Thursday, January 8, 2009

Is Pandemic Not Complicated Enough?


In addition to BSG and Dominion, we also played Pandemic last weekend. Since I kinda panned the other two, it just seems fitting that I smash Pandemic as well.

But I can't.

I guess I can criticize it for being a little too simple. It's rules light, and pretty elegant. It was easy to learn. Once we'd removed the accidentally duplicate cards from the deck, it felt like we had a shot at winning. We lost, but not by much, and I could see things we could have done better. Those are all good things. Due to that simplicity, however, it might possibly grow stale after repeated plays. Possibly, down the road.

That's it, though. I enjoyed it quite a bit. Nothin' else bad I could say about it.

Well, I suppose some might feel it's kinda morbid. Personally, I found a game about the CDC fighting multiple outbreaks (that are threatening global catastrophe) a fun change pace. I could however, easily imagine any number of real-life scenarios where that stops being fun. Then again, aliens could invade tomorrow and make all my sci-fi games take on a not-so-fresh feeling.

But that's it, that's all the gripes I can field, and one of them half-heartedly.

Okay, the random element feels kinda high...
...but as I type that I realize it isn't really. Not any more so than most games. Any game with a die or a deck of cards is at least (and probably more) random then Pandemic. It may feel randomization-heavy and luck-dependent, but it really isn't. Once you get the rhythm of the game under your belt, you'll be able to intuit the rough odds of really bad stuff happening, and plan accordingly. That's pretty cool.

The random element most likely to swing a game is determining which character you play. I'm not sure they're all balanced terribly well. But, it being genuinely cooperative, that probably doesn't matter. Unlike Shadows Over Camelot and Battlestar Complexica (and certain Lord of the Rings Variants), you aren't secretly competing with anyone. Therefore, as long as all the characters have something fun to do, they don't need to be terribly-well balanced.
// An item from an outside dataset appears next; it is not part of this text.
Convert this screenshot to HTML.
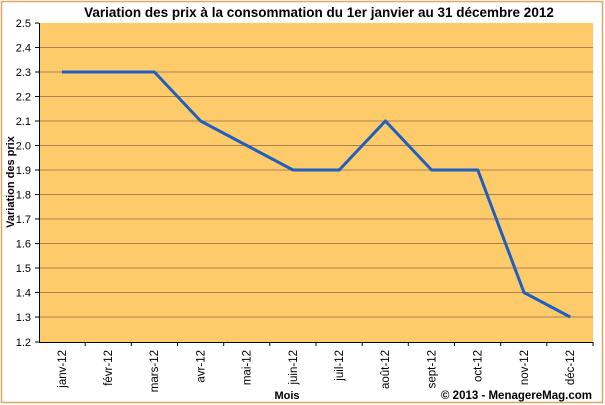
<!DOCTYPE html>
<html><head><meta charset="utf-8"><style>
body{margin:0;background:#fff}
svg{display:block;font-family:"Liberation Sans",sans-serif}
</style></head><body>
<svg width="605" height="405" viewBox="0 0 605 405">
<rect x="1.5" y="1.5" width="601" height="401" fill="#fff" stroke="#D9A868" stroke-width="1.5"/>
<text x="319" y="17" font-size="13.5" font-weight="bold" text-anchor="middle">Variation des prix à la consommation du 1er janvier au 31 décembre 2012</text>
<rect x="39" y="23" width="554" height="319" fill="#FECB6A"/>
<g stroke="#A98152" stroke-width="1">
<line x1="39" x2="593" y1="47.5" y2="47.5"/><line x1="39" x2="593" y1="72" y2="72"/>
<line x1="39" x2="593" y1="96.5" y2="96.5"/><line x1="39" x2="593" y1="121" y2="121"/>
<line x1="39" x2="593" y1="145.5" y2="145.5"/><line x1="39" x2="593" y1="170" y2="170"/>
<line x1="39" x2="593" y1="194.5" y2="194.5"/><line x1="39" x2="593" y1="219" y2="219"/>
<line x1="39" x2="593" y1="243.5" y2="243.5"/><line x1="39" x2="593" y1="268" y2="268"/>
<line x1="39" x2="593" y1="292.5" y2="292.5"/><line x1="39" x2="593" y1="317" y2="317"/>
</g>
<g stroke="#000" stroke-width="1">
<line x1="39.5" y1="23" x2="39.5" y2="342"/>
<line x1="39" y1="342.5" x2="593" y2="342.5"/>
<line x1="35" x2="39" y1="23" y2="23"/><line x1="35" x2="39" y1="47.5" y2="47.5"/><line x1="35" x2="39" y1="72" y2="72"/><line x1="35" x2="39" y1="96.5" y2="96.5"/><line x1="35" x2="39" y1="121" y2="121"/><line x1="35" x2="39" y1="145.5" y2="145.5"/><line x1="35" x2="39" y1="170" y2="170"/><line x1="35" x2="39" y1="194.5" y2="194.5"/><line x1="35" x2="39" y1="219" y2="219"/><line x1="35" x2="39" y1="243.5" y2="243.5"/><line x1="35" x2="39" y1="268" y2="268"/><line x1="35" x2="39" y1="292.5" y2="292.5"/><line x1="35" x2="39" y1="317" y2="317"/><line x1="35" x2="39" y1="342" y2="342"/>
<line x1="85.2" x2="85.2" y1="342" y2="346"/><line x1="131.3" x2="131.3" y1="342" y2="346"/><line x1="177.5" x2="177.5" y1="342" y2="346"/><line x1="223.7" x2="223.7" y1="342" y2="346"/><line x1="269.8" x2="269.8" y1="342" y2="346"/><line x1="316" x2="316" y1="342" y2="346"/><line x1="362.2" x2="362.2" y1="342" y2="346"/><line x1="408.3" x2="408.3" y1="342" y2="346"/><line x1="454.5" x2="454.5" y1="342" y2="346"/><line x1="500.7" x2="500.7" y1="342" y2="346"/><line x1="546.8" x2="546.8" y1="342" y2="346"/><line x1="593" x2="593" y1="342" y2="346"/>
</g>
<g font-size="11" text-anchor="end">
<text x="31" y="27">2.5</text><text x="31" y="51.5">2.4</text><text x="31" y="76">2.3</text><text x="31" y="100.5">2.2</text><text x="31" y="125">2.1</text><text x="31" y="149.5">2.0</text><text x="31" y="174">1.9</text><text x="31" y="198.5">1.8</text><text x="31" y="223">1.7</text><text x="31" y="247.5">1.6</text><text x="31" y="272">1.5</text><text x="31" y="296.5">1.4</text><text x="31" y="321">1.3</text><text x="31" y="346">1.2</text>
</g>
<g font-size="11.5" text-anchor="end">
<text transform="translate(66,350) rotate(-90)">janv-12</text>
<text transform="translate(112,350) rotate(-90)">févr-12</text>
<text transform="translate(158,350) rotate(-90)">mars-12</text>
<text transform="translate(204.5,350) rotate(-90)">avr-12</text>
<text transform="translate(250.5,350) rotate(-90)">mai-12</text>
<text transform="translate(297,350) rotate(-90)">juin-12</text>
<text transform="translate(343,350) rotate(-90)">juil-12</text>
<text transform="translate(389,350) rotate(-90)">août-12</text>
<text transform="translate(435.5,350) rotate(-90)">sept-12</text>
<text transform="translate(481.5,350) rotate(-90)">oct-12</text>
<text transform="translate(528,350) rotate(-90)">nov-12</text>
<text transform="translate(574,350) rotate(-90)">déc-12</text>
</g>
<text transform="translate(14,182) rotate(-90)" font-size="11" font-weight="bold" text-anchor="middle">Variation des prix</text>
<text x="287" y="399" font-size="11" font-weight="bold" text-anchor="middle">Mois</text>
<text x="592" y="399" font-size="11.5" font-weight="bold" text-anchor="end">© 2013 - MenagereMag.com</text>
<polyline fill="none" stroke="#1F5FBF" stroke-width="3" stroke-linejoin="round" points="62,72 108.2,72 154.4,72 200.6,121 246.8,145.5 293,170 339.2,170 385.4,121 431.6,170 477.8,170 524,292.5 570.2,317"/>
</svg>
</body></html>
Between the relative simplicity and the cooperative nature, Pandemic makes it a good intro game. You could easily teach it to anti-competitive, non-gamer types. I may end up picking up a copy. It wasn't as much pure enjoyment as BSG, but it was quick and easy, short and sweet.

Honestly, it's just a solid game. One that could use an expansion, somewhere down the line - but not till after I've played it a couple more times. :) It didn't "wow!" me as much as BSG and Dominion while I was playing it, but I also didn't feel like it had any major flaws when I reflected back on it the next day - and I tried.